**Supplied information:**
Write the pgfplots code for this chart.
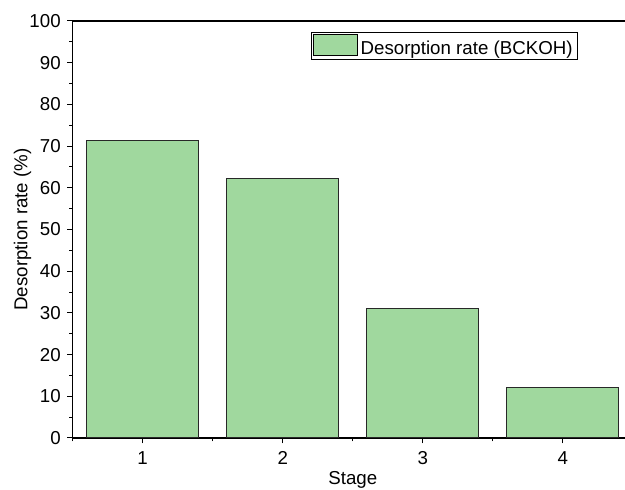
\documentclass[border=0pt]{standalone}
\usepackage{pgfplots}
\pgfplotsset{compat=1.18}
\usepackage{fontspec}
\setmainfont{Liberation Sans}
\definecolor{barfill}{RGB}{160,216,158}
\definecolor{baredge}{RGB}{40,40,40}
\begin{document}
\fontsize{18.7}{22}\selectfont
\begin{tikzpicture}
\path[use as bounding box] (-72.6pt,-52pt) rectangle (552.4pt,438pt);
\begin{axis}[
  scale only axis, width=560.4pt, height=417pt,
  xmin=0.5, xmax=4.5, ymin=0, ymax=100,
  xtick={1,2,3,4}, minor xtick={0.5,1.5,2.5,3.5,4.5},
  ytick={0,10,...,100}, minor ytick={5,15,...,95},
  tick align=outside, xtick pos=bottom, ytick pos=left,
  major tick length=5.5pt, minor tick length=3.5pt,
  every tick/.style={black, line width=1pt},
  axis line style={line width=1.2pt, black},
  /pgf/number format/assume math mode=true,
  ticklabel style={font=\fontsize{18.7}{22}\selectfont},
  xticklabel style={yshift=-2pt},
  label style={font=\fontsize{18.7}{22}\selectfont},
  xlabel={Stage}, ylabel={Desorption rate (\%)},
  every axis x label/.style={at={([yshift=-42pt]axis description cs:0.5,0)}, anchor=center},
  every axis y label/.style={at={([xshift=-50pt]axis description cs:0,0.5)}, anchor=center, rotate=90},
  ybar, bar width=0.8,
  legend style={at={(rel axis cs:0.901,0.973)}, anchor=north east, draw=black, line width=0.8pt,
    font=\fontsize{18.7}{22}\selectfont, inner xsep=1.5pt, inner ysep=1pt,
    nodes={inner xsep=3pt, inner ysep=1.5pt}},
  legend cell align=left,
  legend image code/.code={\draw[fill=barfill, draw=black, line width=0.8pt] (-0.1em,-0.33em) rectangle (2.25em,0.8em);},
]
\addplot[fill=barfill, draw=baredge, line width=1pt] coordinates {(1,71.4) (2,62.3) (3,31.1) (4,12.0)};
\addlegendentry{Desorption rate (BCKOH)}
\end{axis}
\end{tikzpicture}
\end{document}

**Exercise task:**
Omit any images, then output the listing exactly.

**Reply:**
Write the pgfplots code for this chart.
\documentclass[border=0pt]{standalone}
\usepackage{pgfplots}
\pgfplotsset{compat=1.18}
\usepackage{fontspec}
\setmainfont{Liberation Sans}
\definecolor{barfill}{RGB}{160,216,158}
\definecolor{baredge}{RGB}{40,40,40}
\begin{document}
\fontsize{18.7}{22}\selectfont
\begin{tikzpicture}
\path[use as bounding box] (-72.6pt,-52pt) rectangle (552.4pt,438pt);
\begin{axis}[
  scale only axis, width=560.4pt, height=417pt,
  xmin=0.5, xmax=4.5, ymin=0, ymax=100,
  xtick={1,2,3,4}, minor xtick={0.5,1.5,2.5,3.5,4.5},
  ytick={0,10,...,100}, minor ytick={5,15,...,95},
  tick align=outside, xtick pos=bottom, ytick pos=left,
  major tick length=5.5pt, minor tick length=3.5pt,
  every tick/.style={black, line width=1pt},
  axis line style={line width=1.2pt, black},
  /pgf/number format/assume math mode=true,
  ticklabel style={font=\fontsize{18.7}{22}\selectfont},
  xticklabel style={yshift=-2pt},
  label style={font=\fontsize{18.7}{22}\selectfont},
  xlabel={Stage}, ylabel={Desorption rate (\%)},
  every axis x label/.style={at={([yshift=-42pt]axis description cs:0.5,0)}, anchor=center},
  every axis y label/.style={at={([xshift=-50pt]axis description cs:0,0.5)}, anchor=center, rotate=90},
  ybar, bar width=0.8,
  legend style={at={(rel axis cs:0.901,0.973)}, anchor=north east, draw=black, line width=0.8pt,
    font=\fontsize{18.7}{22}\selectfont, inner xsep=1.5pt, inner ysep=1pt,
    nodes={inner xsep=3pt, inner ysep=1.5pt}},
  legend cell align=left,
  legend image code/.code={\draw[fill=barfill, draw=black, line width=0.8pt] (-0.1em,-0.33em) rectangle (2.25em,0.8em);},
]
\addplot[fill=barfill, draw=baredge, line width=1pt] coordinates {(1,71.4) (2,62.3) (3,31.1) (4,12.0)};
\addlegendentry{Desorption rate (BCKOH)}
\end{axis}
\end{tikzpicture}
\end{document}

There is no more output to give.